Overview
Direct Answer
Switching cost refers to the economic, technical, or procedural expenses a customer incurs when transitioning from one vendor, product, or service to a competitor. These costs encompass both explicit financial outlays and implicit investments in time, effort, or operational disruption.
How It Works
Switching costs operate through multiple vectors: financial penalties (early termination fees, licence buyouts), technical barriers (data migration, system integration, retraining), and operational friction (productivity loss during transition, compatibility issues). The magnitude depends on integration depth, contractual terms, and ecosystem lock-in. Higher barriers reduce customer churn and increase vendor pricing power.
Why It Matters
Organisations monitor switching costs to forecast customer lifetime value, reduce attrition, and develop competitive moats. For purchasers, quantifying these costs informs vendor selection and negotiation leverage.

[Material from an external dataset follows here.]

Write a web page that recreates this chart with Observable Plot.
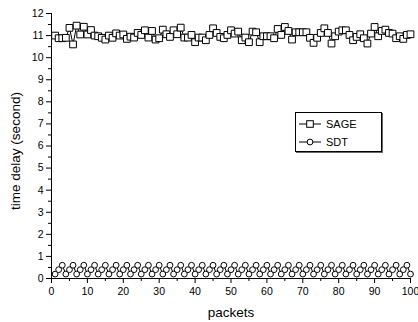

Industries with high switching costs—enterprise software, telecommunications, financial services—exhibit stronger customer retention and margin stability.
Common Applications
Enterprise resource planning implementations generate substantial migration costs. Cloud platform adoption creates technical and contractual lock-in. Telecommunications contracts impose early termination charges. Healthcare information systems require extensive data conversion and staff retraining.
Key Considerations
Artificially inflating switching costs through restrictive contractual terms can erode customer trust and invite regulatory scrutiny. Conversely, lowering switching costs (via open standards, interoperability) may reduce short-term retention but attract price-sensitive customers and foster competitive differentiation.